Ground Segment and Mission Operations
The Rosetta ground segment provides capabilities for monitoring and control of the Rosetta spacecraft and payload during all mission phases, as well as for the reception, archiving and distribution of payload instrument data. The ground segment is composed of:
- Ground Station and Communications Network performing telemetry, telecommand and tracking operations within the S/X-band frequencies. The ground station network used throughout all mission phases is shown below. Rosetta is controlled via the ESA Perth 35 m station. During critical mission phases (such as launch and planet swing-bys) it will be supported for tracking, telemetry and command by other ESA ground stations at Kourou and Cebreros, and by the NASA Deep Space Network (DSN) 34 m/70 m stations at Madrid, Spain, and Goldstone, USA.

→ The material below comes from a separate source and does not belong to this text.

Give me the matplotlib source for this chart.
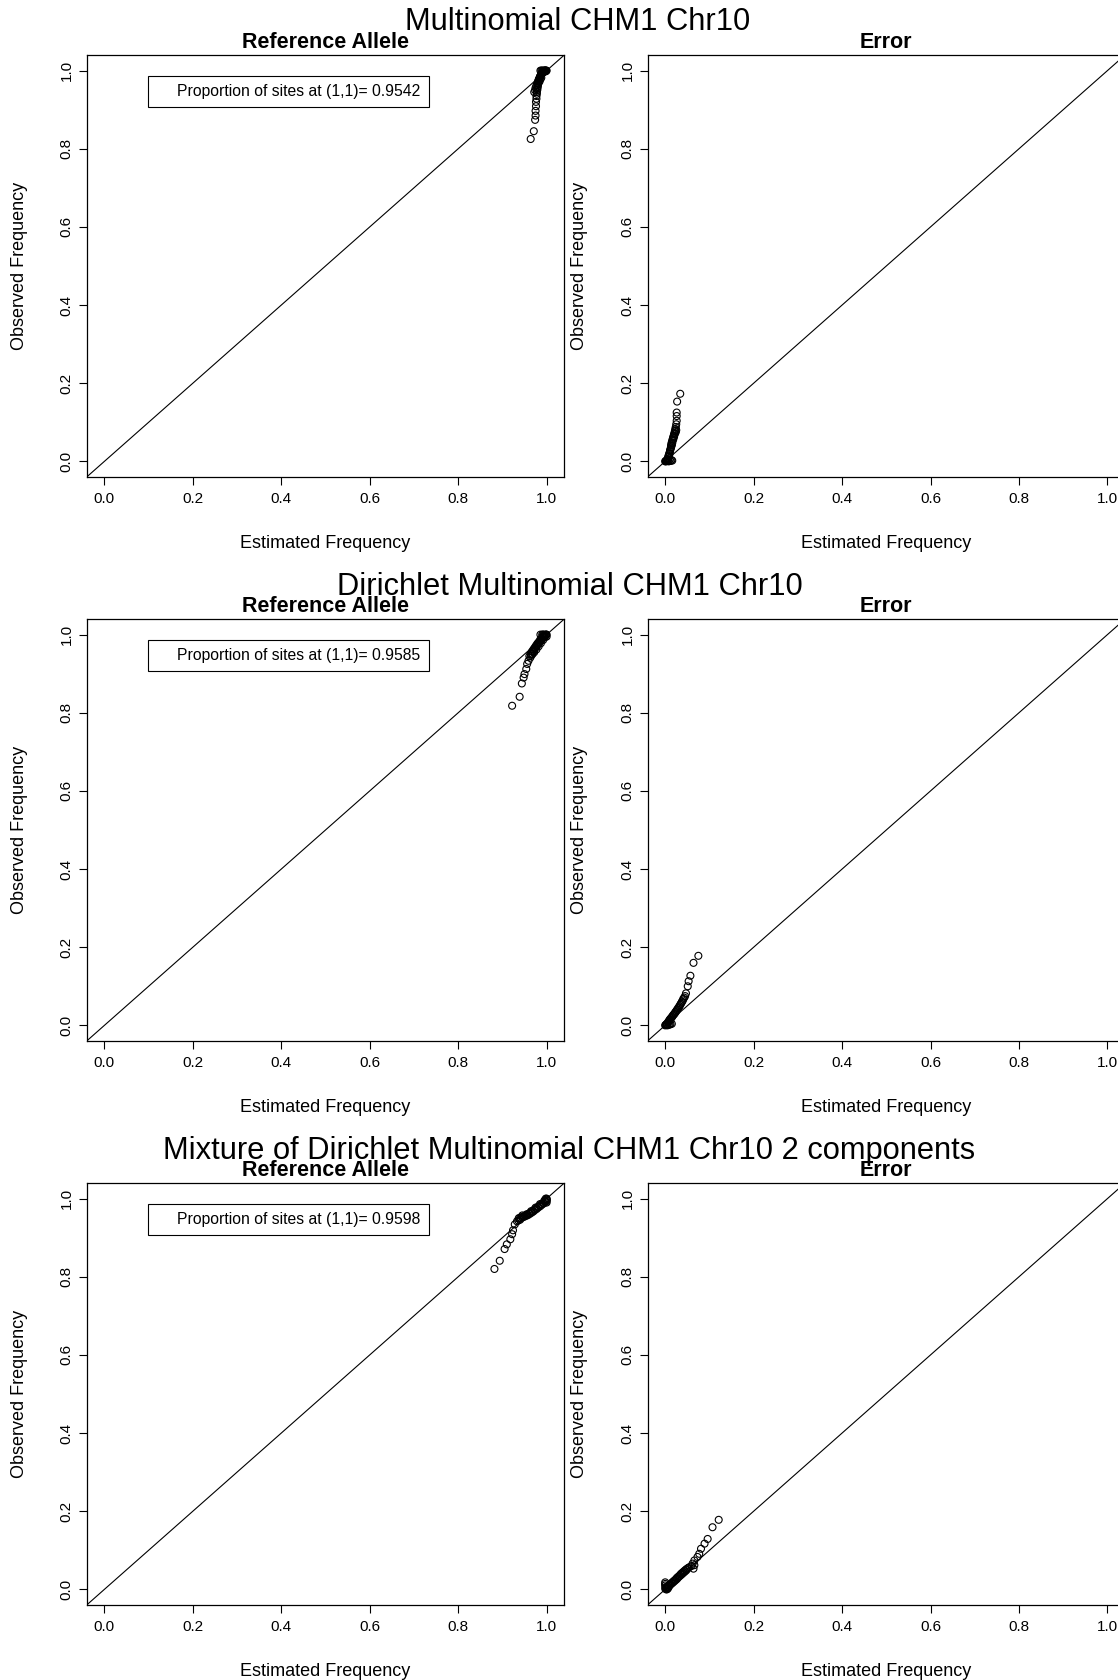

- Rosetta Mission Operations Centre (RMOC) located at ESOC, Darmstadt (Germany), including:
The Rosetta Mission Control System, to support with both hardware and software, the data processing tasks essential for controlling the mission, as well as spacecraft performance evaluation and software validation- The Rosetta Data Disposition System, supporting the acquisition and interim storage of raw scientific data (to be accessible together with raw housekeeping and auxiliary data from PIs at remote locations), and distributing the raw data- The Rosetta Mission Planning System, supporting command request handling and the planning and scheduling of spacecraft/payload operations- The Flight Dynamics System, supporting all activities related to attitude and orbit determination and prediction, preparation of slew and orbit manoeuvres, spacecraft dynamics evaluation and navigation in general- The Spacecraft Simulator, to support procedure validation, operator training, and the simulation campaign before each major phase of the mission
- Rosetta Science Ground Segment (RSGS), to support scientific mission planning. It merges instrument command requests to arrive at a consolidated schedule to submit to RMOC. RSGS also makes pre-processed scientific data and the scientific data archive available to the scientific community
- General Purpose Communication Network, providing the support services for access to test data obtained during the spacecraft integration and test programme, submittal of command requests to the ESOC/RMOC, retrieval of quick look mission products kept at ESOC
For some periods of the Rosetta mission, the communication turn-around time between ground and the spacecraft will be up to 100 minutes. For this reason, the spacecraft and payload have a degree of autonomy and are able to conduct corrective actions at short notice in case of on-board anomalies. There have been some planned communication black-out periods during the mission, with the most notable being when Rosetta was put into a resource saving mode, referred to as Deep Space Hibernation, for the period from 8 June 2011 to 20 January 2014.
Operation of the scientific instruments on-board of the Rosetta spacecraft is defined by the Investigator teams. Primary responsibility for developing the payload operations strategy for the Rosetta Scientific Mission lies with the Rosetta Science Working Team. The Rosetta Science Ground Segment (RSGS) supports the Rosetta Project Scientist in scientific operations.